Dramma a Roseto degli Abruzzi
Roseto degli Abruzzi – Un ragazzo di 27 anni è stato trovato senza vita nella sua stanza a Roseto degli Abruzzi, nel Teramano. Era seduto davanti al computer ancora acceso, con indosso una maschera antigas collegata a un liquido refrigerante.
A scoprire il corpo di Leonardo Di Loreto, web designer ed esperto di informatica, sono stati i vigili del fuoco, allertati dai genitori che non avevano sue notizie. Sul posto anche i sanitari del 118, che non hanno potuto fare altro che constatarne il decesso.
Non ci sono segni di violenza, e l’ipotesi più probabile resta quella del gesto volontario. Ma gli inquirenti non escludono che possa trattarsi dell’ennesima “sfida social” finita in tragedia.

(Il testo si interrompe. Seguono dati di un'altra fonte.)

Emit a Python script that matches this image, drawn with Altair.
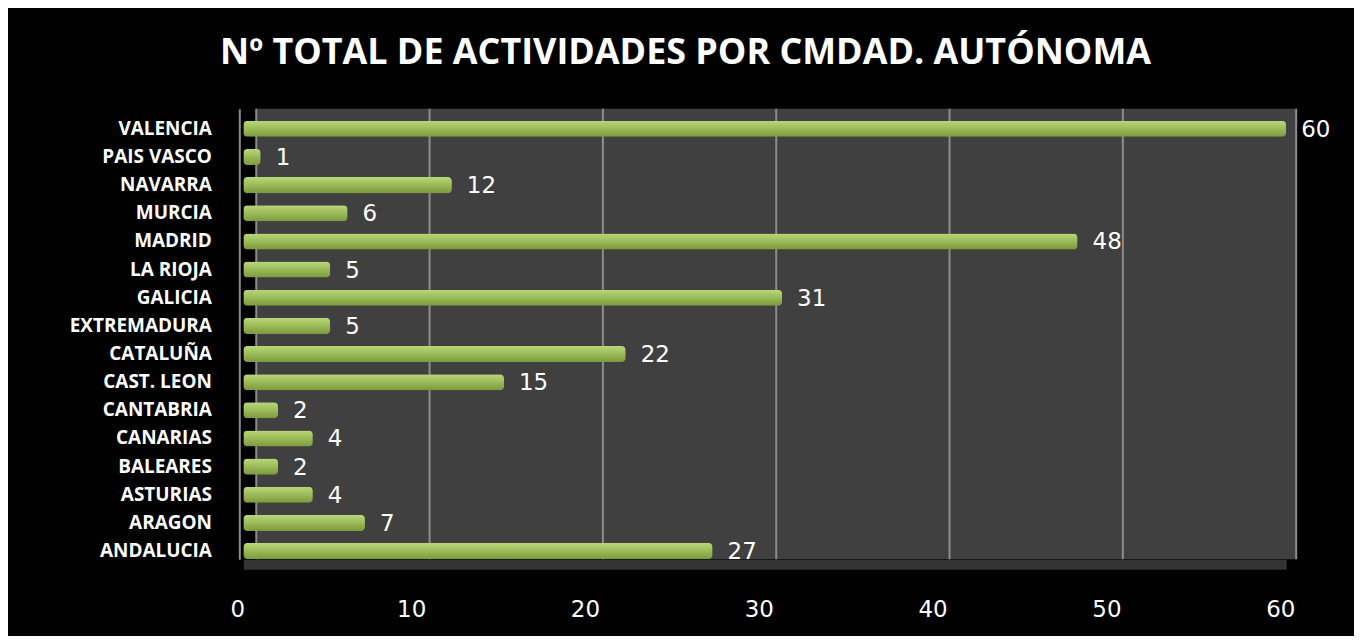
import altair as alt
import pandas as pd

regions = ["VALENCIA", "PAIS VASCO", "NAVARRA", "MURCIA", "MADRID", "LA RIOJA",
           "GALICIA", "EXTREMADURA", "CATALUÑA", "CAST. LEON", "CANTABRIA",
           "CANARIAS", "BALEARES", "ASTURIAS", "ARAGON", "ANDALUCIA"]
values = [60, 1, 12, 6, 48, 5, 31, 5, 22, 15, 2, 4, 2, 4, 7, 27]
x_ticks = [0, 10, 20, 30, 40, 50, 60]

df = pd.DataFrame({"region": regions, "value": values})
grid_df = pd.DataFrame({"tick": x_ticks})

W, H = 1043, 452
DEPTH = 13  # 3D depth offset of the back wall

bar_x = alt.Scale(domain=[0, 60], nice=False, zero=True, range=[-DEPTH, W - 10])
wall_x = alt.Scale(domain=[0, 60], nice=False, zero=True)
ysort = regions

grad = alt.Gradient(
    gradient="linear",
    stops=[alt.GradientStop(color="#b9d779", offset=0),
           alt.GradientStop(color="#9bbb59", offset=0.5),
           alt.GradientStop(color="#7a9a3c", offset=1)],
    x1=0, x2=0, y1=0, y2=1,
)

grid = alt.Chart(grid_df).mark_rule(color="#8c8c8c", strokeWidth=2).encode(
    x=alt.X("tick:Q", scale=wall_x, axis=None)
)

bars = alt.Chart(df).mark_bar(
    color=grad, cornerRadius=4, yOffset=6
).encode(
    x=alt.X("value:Q", scale=bar_x,
            axis=alt.Axis(values=x_ticks, title=None, grid=False,
                          domain=True, domainColor="#333333", domainWidth=10,
                          offset=5, labelFlush=False,
                          ticks=False, labelColor="white",
                          labelFont="DejaVu Sans", labelFontSize=23, labelPadding=34,
                          labelOffset=-6)),
    y=alt.Y("region:N", sort=ysort, scale=alt.Scale(paddingInner=0.43, paddingOuter=0.22),
            axis=alt.Axis(title=None, domain=True, domainColor="#8c8c8c", domainWidth=2,
                          offset=17, ticks=False, labelColor="white",
                          labelFont="Open Sans", labelFontWeight="bold", labelFontSize=19,
                          labelPadding=28, labelOffset=6)),
)

labels = alt.Chart(df).mark_text(
    align="left", baseline="middle", dx=15, dy=7, color="white",
    font="DejaVu Sans", fontSize=23
).encode(
    x=alt.X("value:Q", scale=bar_x, axis=None),
    y=alt.Y("region:N", sort=ysort),
    text="value:Q",
)

chart = alt.layer(grid, bars, labels).resolve_scale(x="independent").properties(
    width=W, height=H,
    background="black",
    padding={"left": 249, "top": 100, "right": 58, "bottom": 76},
    autosize=alt.AutoSizeParams(type="none"),
    title=alt.TitleParams(
        "Nº TOTAL DE ACTIVIDADES POR CMDAD. AUTÓNOMA",
        color="white", font="Open Sans", fontWeight="bold", fontSize=36,
        anchor="middle", dx=-91, offset=36,
    ),
).configure_view(fill="#404040", stroke=None)

chart.save("out.html", embed_options={"renderer": "svg", "actions": False})
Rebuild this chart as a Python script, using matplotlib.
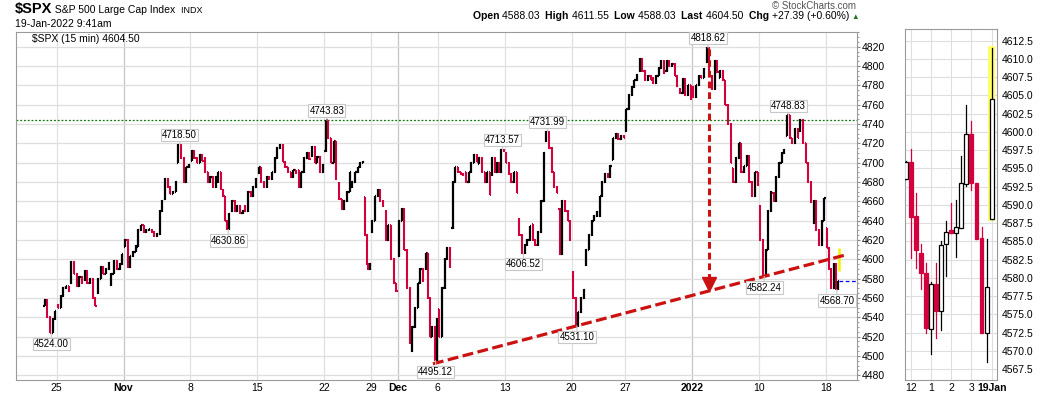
import numpy as np
import matplotlib
matplotlib.use("Agg")
import matplotlib.pyplot as plt
from matplotlib.collections import LineCollection
from matplotlib.patches import Rectangle
from matplotlib.transforms import offset_copy

plt.rcParams['font.family'] = ['Liberation Sans', 'DejaVu Sans']

W, H = 1050, 396
RED = '#d2003c'

# ---- 15 min $SPX, price readings per session ----
oct_dates = ['Oct 22', 'Oct 25', 'Oct 26', 'Oct 27', 'Oct 28', 'Oct 29']
oct_paths = [
    [4552, 4558, 4540, 4524.00, 4538, 4546],
    [4553, 4550, 4562, 4570, 4572, 4567],
    [4575, 4597, 4585, 4572, 4582, 4575],
    [4578, 4588, 4575, 4580, 4560, 4552],
    [4565, 4580, 4592, 4585, 4590, 4596],
    [4573, 4585, 4598, 4590, 4595, 4605],
]
nov_dates = ['Nov 1', 'Nov 2', 'Nov 3', 'Nov 4', 'Nov 5', 'Nov 8', 'Nov 9', 'Nov 10',
             'Nov 11', 'Nov 12', 'Nov 15', 'Nov 16', 'Nov 17', 'Nov 18', 'Nov 19',
             'Nov 22', 'Nov 23', 'Nov 24', 'Nov 26', 'Nov 29', 'Nov 30']
nov_paths = [
    [4613, 4620, 4592, 4603, 4608, 4614],
    [4613, 4630, 4635, 4628, 4630, 4631],
    [4630, 4628, 4624, 4626, 4650, 4660],
    [4662, 4683, 4675, 4668, 4670, 4680],
    [4700, 4718.50, 4705, 4680, 4695, 4698],
    [4702, 4712, 4705, 4700, 4708, 4702],
    [4705, 4690, 4680, 4685, 4675, 4685],
    [4680, 4690, 4672, 4665, 4640, 4630.86, 4647],
    [4650, 4660, 4650, 4655, 4648, 4650],
    [4655, 4650, 4670, 4665, 4675, 4683],
    [4689, 4695, 4680, 4675, 4685, 4683],
    [4683, 4690, 4705, 4715, 4718, 4701],
    [4701, 4695, 4690, 4685, 4692, 4689],
    [4692, 4675, 4690, 4705, 4710, 4704],
    [4707, 4716, 4700, 4706, 4690, 4698],
    [4712, 4743.83, 4725, 4700, 4722, 4683],
    [4679, 4662, 4652, 4660, 4670, 4690],
    [4675, 4680, 4690, 4695, 4700, 4701],
    [4664, 4625, 4595, 4590, 4595],
    [4628, 4640, 4665, 4672, 4660, 4655],
    [4650, 4620, 4635, 4600, 4575, 4567],
]
dec_dates = ['Dec 1', 'Dec 2', 'Dec 3', 'Dec 6', 'Dec 7', 'Dec 8', 'Dec 9', 'Dec 10',
             'Dec 13', 'Dec 14', 'Dec 15', 'Dec 16', 'Dec 17', 'Dec 20', 'Dec 21',
             'Dec 22', 'Dec 23', 'Dec 27', 'Dec 28', 'Dec 29', 'Dec 30', 'Dec 31']
dec_paths = [
    [4603, 4640, 4652, 4610, 4570, 4513],
    [4505, 4530, 4550, 4575, 4590, 4577],
    [4590, 4606, 4560, 4520, 4530, 4495.12, 4538],
    [4548, 4520, 4570, 4600, 4612, 4592],
    [4632, 4680, 4695, 4690, 4688, 4687],
    [4690, 4680, 4690, 4700, 4708, 4701],
    [4699, 4705, 4690, 4680, 4690, 4667],
    [4687, 4705, 4690, 4700, 4690, 4713.57, 4712],
    [4710, 4700, 4688, 4680, 4690, 4669],
    [4642, 4625, 4606.52, 4615, 4620, 4634],
    [4636, 4620, 4615, 4628, 4660, 4710],
    [4722, 4731.99, 4715, 4690, 4675, 4669],
    [4652, 4605, 4660, 4650, 4640, 4620],
    [4587, 4560, 4531.10, 4545, 4560, 4568],
    [4594, 4610, 4625, 4640, 4645, 4649],
    [4645, 4665, 4680, 4688, 4685, 4697],
    [4703, 4725, 4730, 4724, 4728, 4726],
    [4733, 4755, 4770, 4778, 4785, 4791],
    [4795, 4807, 4795, 4785, 4790, 4786],
    [4788, 4782, 4790, 4798, 4805, 4793],
    [4795, 4805, 4800, 4802, 4790, 4779],
    [4776, 4772, 4787, 4770, 4780, 4766],
]
jan_dates = ['Jan 3', 'Jan 4', 'Jan 5', 'Jan 6', 'Jan 7', 'Jan 10', 'Jan 11', 'Jan 12',
             'Jan 13', 'Jan 14', 'Jan 18']
jan_paths = [
    [4778, 4768, 4780, 4790, 4788, 4797],
    [4804, 4818.62, 4790, 4776, 4805, 4794],
    [4788, 4795, 4785, 4760, 4740, 4700],
    [4694, 4680, 4705, 4720, 4690, 4696],
    [4697, 4707, 4680, 4665, 4690, 4677],
    [4655, 4620, 4582.24, 4610, 4650, 4670],
    [4669, 4660, 4685, 4700, 4710, 4713],
    [4728, 4748.83, 4725, 4720, 4735, 4726],
    [4733, 4744, 4720, 4700, 4680, 4659],
    [4637, 4660, 4630, 4615, 4640, 4663],
    [4632, 4612, 4590, 4570, 4595, 4568.70, 4577],
]
half_days = ['Nov 26']

# live bar of Jan 19
last_open, last_high, last_low, last_close = 4588.03, 4611.55, 4588.03, 4604.50
prev_close = 4577.10

swing_labels = [(4524.00, 'below'), (4718.50, 'above'), (4630.86, 'below'),
                (4743.83, 'above'), (4495.12, 'below'), (4713.57, 'above'),
                (4731.99, 'above'), (4606.52, 'below'), (4531.10, 'below'),
                (4818.62, 'above'), (4748.83, 'above'), (4582.24, 'below'),
                (4568.70, 'below')]
resistance = 4743.83
trend_start, trend_a, trend_b = 4495.12, 4531.10, 4582.24
arrow_top = 4818.62

tick_dates = ['Oct 25', 'Nov 1', 'Nov 8', 'Nov 15', 'Nov 22', 'Nov 29', 'Dec 1', 'Dec 6',
              'Dec 13', 'Dec 20', 'Dec 27', 'Jan 3', 'Jan 10', 'Jan 18']
tick_text = ['25', 'Nov', '8', '15', '22', '29', 'Dec', '6', '13', '20', '27', '2022', '10', '18']
month_text = ['Nov', 'Dec', '2022']

# ---- right panel: 15 min candles, Jan 18 afternoon + first bar Jan 19 ----
rp_open = [4593.5, 4595.9, 4588.5, 4583.4, 4580.6, 4573.0, 4579.1, 4575.4, 4584.6,
           4586.5, 4586.1, 4586.8, 4592.9, 4599.7, 4593.0, 4585.4, 4572.4, 4588.03]
rp_close = [4595.9, 4588.3, 4583.8, 4580.6, 4573.1, 4579.1, 4575.4, 4584.5, 4586.3,
            4586.1, 4586.9, 4593.0, 4599.7, 4593.0, 4585.3, 4572.4, 4578.8, 4604.50]
rp_high = [4596.0, 4597.7, 4591.6, 4584.7, 4582.1, 4579.4, 4582.0, 4585.1, 4587.8,
           4590.2, 4590.7, 4596.7, 4603.7, 4601.5, 4593.0, 4587.0, 4585.3, 4611.55]
rp_low = [4593.5, 4582.7, 4581.3, 4578.5, 4572.4, 4569.6, 4571.7, 4572.8, 4580.2,
          4586.1, 4582.8, 4586.8, 4592.6, 4592.0, 4585.3, 4572.4, 4568.5, 4588.03]
rp_ticks = ['12', '1', '2', '3', '19Jan']

dates = oct_dates + nov_dates + dec_dates + jan_dates
paths = oct_paths + nov_paths + dec_paths + jan_paths

start, length = {}, {}
pos = 0.0
for d in dates + ['Jan 19']:
    start[d] = pos
    length[d] = 0.5 if d in half_days else 1.0
    pos += length[d]


def locate(value):
    for d, p in zip(dates, paths):
        if value in p:
            j = p.index(value)
            return start[d] + length[d] * j / (len(p) - 1)


fig = plt.figure(figsize=(W / 100, H / 100), dpi=100)
ax = fig.add_axes([16 / W, 1 - 380 / H, (856.5 - 16) / W, (380 - 32) / H])
ax.set_xlim(-2.04, 60.8)
ax.set_ylim(4475.2, 4835.2)

# bars
up, dn = [], []
for d, p in zip(dates, paths):
    n = len(p) - 1
    step = length[d] / n
    for k in range(n):
        o, c = p[k], p[k + 1]
        x = start[d] + step * (k + 0.5)
        t = step * 0.42
        segs = [[(x, min(o, c) - 0.8), (x, max(o, c) + 0.8)], [(x - t, o), (x, o)], [(x, c), (x + t, c)]]
        (up if c >= o else dn).extend(segs)
ax.add_collection(LineCollection(dn, colors=RED, linewidths=1.5, capstyle='butt', zorder=3))
ax.add_collection(LineCollection(up, colors='black', linewidths=1.6, capstyle='butt', zorder=3))

x19 = start['Jan 19'] + 0.5 / 26
ax.plot([x19, x19], [last_low, last_high], color='#f2f200', lw=1.8, zorder=4, solid_capstyle='butt')
ax.plot([x19, 60.8], [prev_close, prev_close], color='#0000ee', lw=0.9, dashes=(3, 2), zorder=2)

# grid
for d, txt in zip(tick_dates, tick_text):
    c = '#c4c4c4' if txt in month_text else '#e0e0e0'
    ax.axvline(start[d], color=c, lw=0.9, zorder=0)
for v in np.arange(4480, 4821, 20):
    ax.axhline(v, color='#dedede', lw=0.9, zorder=0)
ax.axhline(resistance, color='#0a7a0a', lw=0.9, dashes=(1.5, 1.5), zorder=2)

# trendline and projection arrow
xa, xb = locate(trend_a), locate(trend_b)
slope = (trend_b - trend_a) / (xb - xa)
x0, x1 = locate(trend_start) - 0.2, x19 + 0.45
ax.plot([x0, x1], [trend_a + slope * (x0 - xa), trend_a + slope * (x1 - xa)],
        color='#cc1111', lw=2.3, dashes=(3.4, 1.4), zorder=5, solid_capstyle='butt')
xr = locate(arrow_top) + 0.1
tip = trend_a + slope * (xr - xa)
ax.plot([xr, xr], [arrow_top - 1, tip + 8], color='#cc1111', lw=2.2, dashes=(2.2, 1.3), zorder=5)
tr = offset_copy(ax.transData, fig=fig, x=0, y=6.5, units='dots')
ax.plot([xr], [tip], marker='v', ms=10, color='#cc1111', mec='#cc1111', transform=tr, zorder=6)

# swing labels
for v, side in swing_labels:
    x = locate(v)
    off = 7.0 if side == 'above' else -8.0
    ax.annotate(f'{v:.2f}', (x, v), xytext=(0, off), textcoords='offset points',
                ha='center', va='center', fontsize=7, zorder=7,
                bbox=dict(boxstyle='square,pad=0.12', fc='white', ec='#c8c8c8', lw=0.8),
                arrowprops=dict(arrowstyle='-', color='#c8c8c8', lw=0.8, shrinkA=0, shrinkB=0))

ax.set_xticks([start[d] for d in tick_dates])
ax.set_xticklabels(tick_text, fontsize=7.5)
for lab in ax.get_xticklabels():
    if lab.get_text() in month_text:
        lab.set_fontweight('bold')
ax.tick_params(axis='x', length=0, pad=2.5)
ax.yaxis.tick_right()
ax.set_yticks(np.arange(4480, 4821, 20))
ax.set_yticks(np.arange(4475, 4836, 5), minor=True)
ax.tick_params(axis='y', which='major', labelsize=7.5, length=2, pad=2, color='#888888')
ax.tick_params(axis='y', which='minor', length=1.5, color='#888888')
for s in ax.spines.values():
    s.set_color('#9a9a9a')
    s.set_linewidth(0.8)

ax.text(0.019, 0.993, '$SPX (15 min) 4604.50', transform=ax.transAxes, fontsize=7.5,
        ha='left', va='top', zorder=8)

# ---- right panel ----
ax2 = fig.add_axes([905 / W, 1 - 380 / H, (996.7 - 905) / W, (380 - 29) / H])
rp_x = np.arange(len(rp_open)) - 1
ax2.set_xlim(-1.13, 17.0)
ax2.set_ylim(4566.0, 4614.1)
ax2.add_patch(Rectangle((rp_x[-1] - 0.75, rp_low[-1] - 0.25), 1.5,
                        rp_high[-1] - rp_low[-1] + 0.5, fc='#ffff66', ec='none', zorder=2))
for x, o, h, l, c in zip(rp_x, rp_open, rp_high, rp_low, rp_close):
    col = 'black' if c >= o else RED
    ax2.plot([x, x], [l, h], color=col, lw=0.9, zorder=3)
    ax2.add_patch(Rectangle((x - 0.38, min(o, c)), 0.76, max(abs(c - o), 0.2),
                            fc='white' if c >= o else col, ec=col, lw=0.9, zorder=4))
ax2.set_xticks([0, 4, 8, 12, 16])
ax2.set_xticklabels(rp_ticks, fontsize=7.5)
ax2.get_xticklabels()[-1].set_fontweight('bold')
ax2.tick_params(axis='x', length=0, pad=2.5)
ax2.yaxis.tick_right()
ax2.set_yticks(np.arange(4567.5, 4612.6, 2.5))
ax2.set_yticklabels([f'{v:.1f}' for v in np.arange(4567.5, 4612.6, 2.5)], fontsize=7.5)
ax2.tick_params(axis='y', length=0, pad=3.5)
ax2.grid(True, color='#dedede', lw=0.8)
ax2.set_axisbelow(True)
for s in ax2.spines.values():
    s.set_color('#9a9a9a')
    s.set_linewidth(0.8)

# ---- header ----
renderer = fig.canvas.get_renderer()


def rich(x, y, parts, align='left'):
    texts = []
    for s, size, bold, color in parts:
        texts.append(fig.text(0, 1 - y / H, s, fontsize=size, color=color, va='baseline',
                              fontweight='bold' if bold else 'normal'))
    widths = [t.get_window_extent(renderer).width for t in texts]
    cx = x - sum(widths) if align == 'right' else x
    for t, w in zip(texts, widths):
        t.set_x(cx / W)
        cx += w


rich(15, 13, [('$SPX', 10.5, True, 'black'), (' S&P 500 Large Cap Index', 7.5, False, 'black'),
              ('  INDX', 6.5, False, 'black')])
fig.text(15 / W, 1 - 27 / H, '19-Jan-2022 9:41am', fontsize=7.5, va='baseline')
fig.text(856 / W, 1 - 9 / H, '\u00a9 StockCharts.com', fontsize=7, color='#555555',
         ha='right', va='baseline')
rich(849, 19, [('Open ', 7.5, True, 'black'), ('4588.03  ', 7.5, False, 'black'),
               ('High ', 7.5, True, 'black'), ('4611.55  ', 7.5, False, 'black'),
               ('Low ', 7.5, True, 'black'), ('4588.03  ', 7.5, False, 'black'),
               ('Last ', 7.5, True, 'black'), ('4604.50  ', 7.5, False, 'black'),
               ('Chg ', 7.5, True, 'black'), ('+27.39 (+0.60%)', 7.5, False, 'black')],
     align='right')
fig.text(851 / W, 1 - 19 / H, '\u25b2', fontsize=5.5, color='#1f7a1f', va='baseline')

fig.savefig('out.png', dpi=100, facecolor='white')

Computer, cellulare, maschera e bomboletta sono stati sequestrati: sarà l’analisi degli hard disk e dei dispositivi elettronici a chiarire se il giovane stesse partecipando a una di quelle prove estreme che circolano sul web.
La Procura di Teramo ha disposto l’autopsia per stabilire con certezza le cause della morte. Nel frattempo, il caso resta avvolto dal mistero.
Quello che è accaduto a Roseto degli Abruzzi non è un caso isolato. Negli ultimi anni il fenomeno delle “challenge” diffuse sui social si è trasformato in una piaga: prove estreme, spesso autolesioniste, che spingono i giovani a superare limiti sempre più pericolosi.
La memoria va alla “Blackout challenge”, la sfida che consisteva nello stringersi una cintura attorno al collo per resistere più a lungo possibile senza respirare: nel 2021 fu fatale a una bambina di 10 anni a Palermo.
Più di recente, un 27enne irlandese è rimasto gravemente ferito nel Bresciano dopo essersi lanciato contro auto in corsa in un macabro gioco online. E appena poche settimane fa due adolescenti sono stati denunciati per aver filmato e condiviso il loro “train surfing” sul tetto di un treno ad alta velocità.
Dietro queste sfide non c’è soltanto il gusto del rischio, ma un meccanismo perverso che unisce esibizionismo ed emulazione. Il bisogno di apparire, di collezionare visualizzazioni e “like”, spinge i giovani a sfidare la sorte. Ciò che una volta era la bravata di quartiere oggi diventa un contenuto virale, capace di trasformarsi in trappola mortale.
E la velocità con cui i social diffondono questi comportamenti estremi amplifica il rischio: ciò che ieri era il gesto isolato di un ragazzo, oggi diventa una moda a catena, imitata da migliaia di adolescenti e giovani adulti in tutto il mondo.
Il dramma del giovane di Roseto, come altri prima di lui, non è solo una tragedia privata ma un campanello d’allarme collettivo. Serve consapevolezza, serve educazione digitale, serve un’azione culturale che riporti i giovani a distinguere il confine tra realtà e spettacolo, tra coraggio e incoscienza.
Il web, che potrebbe essere strumento di conoscenza e opportunità, rischia di trasformarsi in una gabbia in cui i like valgono più della vita stessa. E finché le sfide social continueranno a mietere vittime, resterà irrisolta la domanda più inquietante: quante altre tragedie serviranno prima che si apra una riflessione seria sul rapporto tra giovani, tecnologia e responsabilità collettiva?